Banks jitters resume: The calm in markets after the takeover of First Republic Bank in the US did not last long. Yesterday other regional banks saw big losses with PacWest Bancorp and Western Alliance Bancorp closing down 28% and 16%, respectively. It is unclear what triggered the declines but sentiment in the banking sector is fragile after we saw the third regional bank takeover over the weekend. The jitters caused a new decline in overall risk sentiment sending stocks and bond yields lower.

US debt ceiling: Uncertainty over the US debt ceiling adds to the anxiety in markets currently. Yesterday, Biden invited congressional leaders for a meeting on 9 May after Treasury Secretary on Monday stated the debt ceiling might need to be raised by as early as 1 June.

US JOLTS: Data on US job openings for March released yesterday showed a bigger-than-expected decline to 9590k (consensus 9736k, previous 9974k). It adds to the picture of a cooling US labour market as also suggested by the rise in jobless claims and job cuts lately. Today we get ADP employment before turning to the non-farm payrolls on Friday.

Euro inflation and credit data: Yesterday we got the final batch of Euro area data ahead of tomorrow’s ECB meeting. The flash inflation for April came in broadly in line with expectations of 7% headline and 5.6% core. The underlying inflation pressures show that services inflation continues to rise while goods inflation is easing. We still expect a 50bp rate hike on Thursday. A resilient European economy, strong labour markets and wage growth is in our view not compatible with the speed of convergence to 2% being sufficiently fast with only a 25bp hike as to us the rate hike in May will also be implicit forward guidance for the July meeting and hence the financial conditions prevailing. Markets are pricing 28bp.

The loan growth data and the credit standards reported a deterioration from previous releases. While the recent banking turmoil did not appear to have added to the tightening of credit standards, the transmission monetary policy is taking effect with deteriorating loan demand.

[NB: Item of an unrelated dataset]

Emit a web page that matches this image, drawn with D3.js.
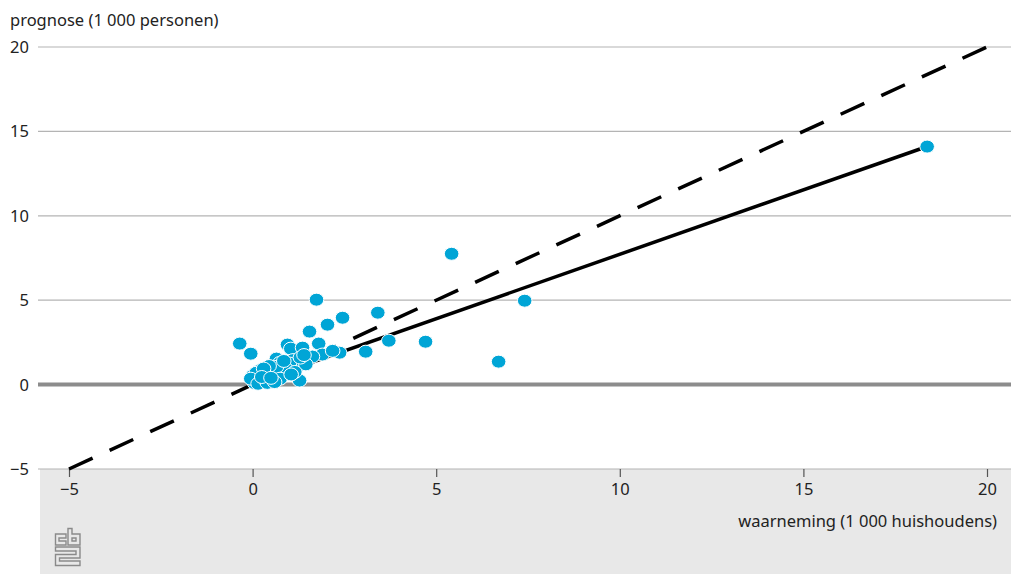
<!DOCTYPE html>
<html>
<head>
<meta charset="utf-8">
<script src="https://cdn.jsdelivr.net/npm/d3@7/dist/d3.min.js"></script>
<style>
  html, body { margin: 0; padding: 0; background: #fff; }
  svg { display: block; font-family: "Noto Sans", "DejaVu Sans", sans-serif; }
</style>
</head>
<body>
<svg id="chart" width="1011" height="574"></svg>
<script>
// Observed households (x, thousands) against projected persons (y, thousands)
const waarneming = [
  18.37, 5.42, 7.41, 6.70, 4.71, 3.71, 3.08, 3.41, 2.45, 1.74, 2.04, 1.55,
  -0.35, -0.05, 2.37, 0.95, 1.04, 1.36, 1.80, 1.90, 2.18, 1.63, 1.28, 0.65,
  0.98, 0.46, 0.00, 0.20, 0.35, 0.55, 0.75, 0.85, 1.10, 1.20, 1.45, 0.30,
  0.10, 0.40, 0.60, 0.80, 0.70, 1.00, 0.15, 0.25, 0.50, 0.90, 1.15, 1.30,
  0.05, 0.35, 0.65, 0.45, 0.20, 0.75, 1.40, 0.55, 0.10, 0.30, 1.05, 0.85,
  -0.05, 0.15, 0.40, 0.60, 0.25, 0.50
];
const prognose = [
  14.10, 7.75, 4.97, 1.36, 2.54, 2.60, 1.95, 4.26, 3.96, 5.03, 3.55, 3.14,
  2.43, 1.83, 1.89, 2.37, 2.13, 2.19, 2.43, 1.78, 2.00, 1.66, 0.24, 1.54,
  1.18, 0.30, 0.53, 0.20, 0.65, 0.90, 1.30, 0.70, 1.45, 1.00, 1.20, 0.45,
  0.35, 0.80, 0.40, 1.10, 0.55, 1.25, 0.60, 0.15, 0.25, 0.95, 0.75, 1.60,
  0.10, 0.50, 1.05, 1.10, 0.85, 0.35, 1.75, 0.20, 0.70, 0.95, 0.60, 1.40,
  0.35, 0.05, 0.10, 0.15, 0.45, 0.40
];

// Fitted trend line endpoints (x values) and its coefficients
const trendX = [0, 18.37];
const trendIntercept = 0.09;
const trendSlope = 0.763;

// Reference line y = x
const diagX = [-5, 20];

const xTicks = [-5, 0, 5, 10, 15, 20];
const yTicks = [-5, 0, 5, 10, 15, 20];
const yTitle = "prognose (1 000 personen)";
const xTitle = "waarneming (1 000 huishoudens)";

const svg = d3.select("#chart");
const H = 574;
const left = 38, right = 1011;
const fs = 16.5;

const x = d3.scaleLinear().domain([-5, 20]).range([69, 987]);
const y = d3.scaleLinear().domain([-5, 20]).range([469, 47]);
const fmt = d => d < 0 ? "\u2212" + Math.abs(d) : d;

// Grey footer panel under the plot
svg.append("rect")
  .attr("x", 40).attr("y", y(-5))
  .attr("width", right - 40).attr("height", H - y(-5))
  .attr("fill", "#e8e8e8");

// Horizontal gridlines
svg.append("g").selectAll("line")
  .data(yTicks.filter(d => d !== 0))
  .join("line")
  .attr("x1", left).attr("x2", right)
  .attr("y1", d => y(d)).attr("y2", d => y(d))
  .attr("stroke", "#b4b4b4").attr("stroke-width", 1.2);

// Zero baseline
svg.append("line")
  .attr("x1", left).attr("x2", right)
  .attr("y1", y(0)).attr("y2", y(0))
  .attr("stroke", "#8c8c8c").attr("stroke-width", 4);

// Y labels
svg.append("g").selectAll("text")
  .data(yTicks)
  .join("text")
  .attr("x", 29).attr("y", d => y(d) + 6)
  .attr("text-anchor", "end")
  .attr("font-size", fs).attr("fill", "#222")
  .text(fmt);

svg.append("text")
  .attr("x", 10).attr("y", 26)
  .attr("font-size", fs).attr("fill", "#222")
  .text(yTitle);

// X axis ticks and labels
const xAxis = d3.axisBottom(x)
  .tickValues(xTicks)
  .tickSize(8)
  .tickPadding(6)
  .tickFormat(fmt);
const gx = svg.append("g").attr("transform", `translate(0,${y(-5)})`).call(xAxis);
gx.select(".domain").remove();
gx.selectAll(".tick line").attr("stroke", "#555").attr("stroke-width", 1.2);
gx.selectAll(".tick text").attr("font-size", fs).attr("fill", "#222")
  .attr("font-family", "\"Noto Sans\", \"DejaVu Sans\", sans-serif");

svg.append("text")
  .attr("x", 997).attr("y", 527)
  .attr("text-anchor", "end")
  .attr("font-size", fs).attr("fill", "#222")
  .text(xTitle);

// Diagonal reference (dashed)
svg.append("line")
  .attr("x1", x(diagX[0])).attr("y1", y(diagX[0]))
  .attr("x2", x(diagX[1])).attr("y2", y(diagX[1]))
  .attr("stroke", "#000").attr("stroke-width", 3.5)
  .attr("stroke-dasharray", "26,18.7");

// Trend line (solid)
svg.append("line")
  .attr("x1", x(trendX[0])).attr("y1", y(trendIntercept + trendSlope * trendX[0]))
  .attr("x2", x(trendX[1])).attr("y2", y(trendIntercept + trendSlope * trendX[1]))
  .attr("stroke", "#000").attr("stroke-width", 3.5);

// Points
const pts = waarneming.map((v, i) => ({ x: v, y: prognose[i] }));
svg.append("g").selectAll("ellipse")
  .data(pts)
  .join("ellipse")
  .attr("cx", d => x(d.x)).attr("cy", d => y(d.y))
  .attr("rx", 7.3).attr("ry", 6.5)
  .attr("fill", "#00a5d6")
  .attr("stroke", "#fff").attr("stroke-width", 1);

// CBS logo
const logo = svg.append("g")
  .attr("transform", "translate(55,528)")
  .attr("fill", "none").attr("stroke", "#8a8a8a").attr("stroke-width", 1.4);
logo.append("path").attr("d", "M0.5,6 H11 V10 H4 V13 H11 V17 H0.5 Z");
logo.append("path").attr("d", "M13,0.5 H17 V6 H25 V17 H13 Z M17,10 V13 H21 V10 Z");
logo.append("path").attr("d", "M0.5,19 H25 V30 H4.5 V33 H25 V37.5 H0.5 V26.5 H21 V23 H0.5 Z");
</script>
</body>
</html>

Oil prices lower: Oil prices dropped sharply yesterday as risk sentiment soured. We attribute the decline to concerns about the outlook for demand amid ongoing monetary tightening coupled with US selling strategic reserves. We see limited further downside from current level as US would likely halt further selling of reserves and might even contemplate buying again. OPEC+ would likely consider further output cuts as well. We still expect Brent to trade in the USD80-90/bbl range the rest of the year.

Equities: Global equities fell yesterday in a broad-based risk-off mode and volatility increased. Based on headline reading one could be tempted to believe banks were the worst performers in a strong defensive rotation. However, that was not the case as the energy sector fell 4% after another drop in the oil price. Consumer discretionary outperformed although the US regional banks came on heavy selling pressure. The flight to safety was more visible through styles where min vol and quality outperformed. In US Dow -1.1%, S&P 500 -1.2%, Nasdaq -1.1% and Russell 2000 -2.1%. Asian markets are lower this morning though loses are limited. Trading volumes are low as the markets in both mainland China and Japan are closed. US and European futures are higher this morning.

FI: US treasury yields declined substantially yesterday after the uncertainty surrounding the US regional banks once again escalated. US 2-year and 10-year yields dropped around 15bp as the market added to the pricing of Fed cuts in the second half of this year and in 2024.

FX: Oil currencies were the big underperformers in yesterday’s session with both NOK and CAD posting decent losses. EUR/NOK has now moved close to the 11.90 threshold. EUR/USD fluctuated through the session but remains around the 1.10 level while EUR/SEK had edged somewhat higher. EUR/GBP moved above 0.88 on the risk-off sentiment while USD/JPY came down to 136.50 on the decline in US yields.